Combining radiomics and deep convolutional neural network features from preoperative MRI for predicting clinically relevant genetic biomarkers in glioblastoma.

Background: Glioblastoma is the most common primary brain malignancy, yet treatment options are limited, and prognosis remains guarded. Individualized tumor genetic assessment has become important for accurate prognosis and for guiding emerging targeted therapies. However, challenges remain for widespread tumor genetic testing due to costs and the need for tissue sampling. The aim of this study is to evaluate a novel artificial intelligence method for predicting clinically relevant genetic biomarkers from preoperative brain MRI in patients with glioblastoma. Methods: We retrospectively analyzed preoperative MRI data from 400 patients with glioblastoma, IDH-wildtype or WHO grade 4 astrocytoma, IDH mutant who underwent resection and genetic testing. Nine genetic biomarkers were assessed: hotspot mutations of IDH1 or TERT promoter, pathogenic mutations of TP53, PTEN, ATRX, or CDKN2A/B, MGMT promoter methylation, EGFR amplification, and combined aneuploidy of chromosomes 7 and 10. Models were developed to predict biomarker status from MRI data using radiomics features, convolutional neural network (CNN) features, and a combination of both.
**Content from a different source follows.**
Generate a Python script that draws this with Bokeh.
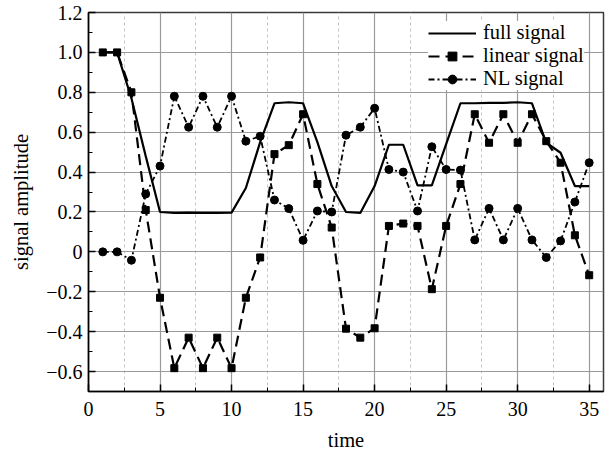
from bokeh.plotting import figure
from bokeh.models import (LinearAxis, FixedTicker, CustomJSTickFormatter, Legend,
                          LegendItem, Range1d, ColumnDataSource, Grid)
from bokeh.embed import file_html
from bokeh.resources import INLINE

# ---- data ----
time = list(range(1, 36))
full_signal = [1.0, 1.0, 0.77, 0.48, 0.2, 0.195, 0.197, 0.195, 0.195, 0.197,
               0.32, 0.55, 0.745, 0.75, 0.745, 0.55, 0.33, 0.2, 0.195, 0.33,
               0.537, 0.537, 0.333, 0.333, 0.54, 0.745, 0.745, 0.747, 0.747, 0.75,
               0.745, 0.547, 0.497, 0.33, 0.33]
linear_signal = [1.0, 1.0, 0.8, 0.21, -0.23, -0.583, -0.43, -0.583, -0.43, -0.583,
                 -0.23, -0.028, 0.49, 0.535, 0.69, 0.34, 0.122, -0.385, -0.43, -0.383,
                 0.13, 0.142, 0.13, -0.187, 0.13, 0.34, 0.69, 0.547, 0.69, 0.547,
                 0.69, 0.555, 0.447, 0.083, -0.117]
nl_signal = [0.0, 0.0, -0.042, 0.29, 0.43, 0.78, 0.625, 0.78, 0.625, 0.78,
             0.555, 0.58, 0.26, 0.217, 0.058, 0.205, 0.2, 0.585, 0.625, 0.72,
             0.413, 0.40, 0.205, 0.527, 0.413, 0.41, 0.06, 0.218, 0.06, 0.218,
             0.06, -0.028, 0.055, 0.25, 0.447]
x_ticks = [0, 5, 10, 15, 20, 25, 30, 35]
y_ticks = [-0.6, -0.4, -0.2, 0.0, 0.2, 0.4, 0.6, 0.8, 1.0, 1.2]
labels = ["full signal", "linear signal", "NL signal"]
x_label = "time"
y_label = "signal amplitude"

FONT = "Liberation Serif"

src = ColumnDataSource(dict(t=time, full=full_signal, lin=linear_signal, nl=nl_signal))

p = figure(frame_width=515, frame_height=379, x_range=Range1d(0, 36),
           y_range=Range1d(-0.7, 1.2), output_backend="svg", toolbar_location=None,
           min_border_left=88, min_border_top=12, min_border_right=6,
           min_border_bottom=58, x_axis_type=None, y_axis_type=None)
p.outline_line_color = "#3a3a3a"
p.outline_line_width = 1.5

x_minor = [x + 2.5 for x in x_ticks]
y_minor = [y + 0.1 for y in y_ticks] + [y_ticks[0] - 0.1]
xt = FixedTicker(ticks=x_ticks, minor_ticks=x_minor)
yt = FixedTicker(ticks=y_ticks, minor_ticks=y_minor)

yfmt = CustomJSTickFormatter(code="""
if (Math.abs(tick) < 1e-9) return "0";
const s = Math.abs(tick).toFixed(1);
return tick < 0 ? "\u2212" + s : s;
""")


def style_axis(ax):
    ax.axis_line_color = "black"
    ax.axis_line_width = 1.5
    ax.major_tick_in = 7
    ax.major_tick_out = 0
    ax.minor_tick_in = 4
    ax.minor_tick_out = 0
    ax.major_tick_line_color = "black"
    ax.minor_tick_line_color = "black"
    ax.major_tick_line_width = 1.5
    ax.minor_tick_line_width = 1
    ax.major_label_text_font = FONT
    ax.major_label_text_font_size = "20px"
    ax.major_label_text_color = "black"
    ax.axis_label_text_font = FONT
    ax.axis_label_text_font_size = "20.5px"
    ax.axis_label_text_font_style = "normal"
    ax.axis_label_text_color = "black"


xb = LinearAxis(ticker=xt, axis_label=x_label)
style_axis(xb)
xb.major_label_standoff = 10
xb.axis_label_standoff = 10
p.add_layout(xb, "below")

yl = LinearAxis(ticker=yt, formatter=yfmt, axis_label=y_label)
style_axis(yl)
yl.major_label_standoff = 6
yl.axis_label_standoff = 11
p.add_layout(yl, "left")

# grids
gx = Grid(dimension=0, ticker=xt, grid_line_color="#9a9a9a", grid_line_width=1.2,
          minor_grid_line_color="#c4c4c4", minor_grid_line_dash="3 3")
gy = Grid(dimension=1, ticker=FixedTicker(ticks=y_ticks), grid_line_color="#9a9a9a",
          grid_line_width=1.2)
p.add_layout(gx)
p.add_layout(gy)

r1 = p.line("t", "full", source=src, line_color="black", line_width=2.2)
r2 = p.line("t", "lin", source=src, line_color="black", line_width=2.2, line_dash="11 6")
s2 = p.scatter("t", "lin", source=src, marker="square", size=7, color="black")
r3 = p.line("t", "nl", source=src, line_color="black", line_width=1.8, line_dash="6 3 2 3")
s3 = p.scatter("t", "nl", source=src, marker="circle", size=8, color="black")

legend = Legend(items=[LegendItem(label=labels[0], renderers=[r1]),
                       LegendItem(label=labels[1], renderers=[r2, s2]),
                       LegendItem(label=labels[2], renderers=[r3, s3])],
                location=(340, 301))
legend.margin = 0
legend.padding = 4
legend.spacing = 0
legend.glyph_width = 48
legend.glyph_height = 22
legend.label_height = 23
legend.label_standoff = 7
legend.label_text_font = FONT
legend.label_text_font_size = "20.5px"
legend.label_text_color = "black"
legend.border_line_color = None
legend.background_fill_color = "white"
legend.background_fill_alpha = 1.0
p.add_layout(legend)

open("out.html", "w").write(file_html(p, INLINE))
Results: Combined model performance was good for IDH1 and TERT promoter hotspot mutations, pathogenic mutations of ATRX and CDKN2A/B, and combined aneuploidy of chromosomes 7 and 10, with receiver operating characteristic area under the curve (ROC AUC) >0.85 and was fair for all other tested biomarkers with ROC AUC >0.7. Combined model performance was statistically superior to individual radiomics and CNN feature models for prediction chromosome 7 and 10 aneuploidy, MGMT promoter methylation, and PTEN mutation. Conclusions: Combining radiomics and CNN features from preoperative MRI yields improved noninvasive genetic biomarker prediction performance in patients with WHO grade 4 diffuse astrocytic gliomas.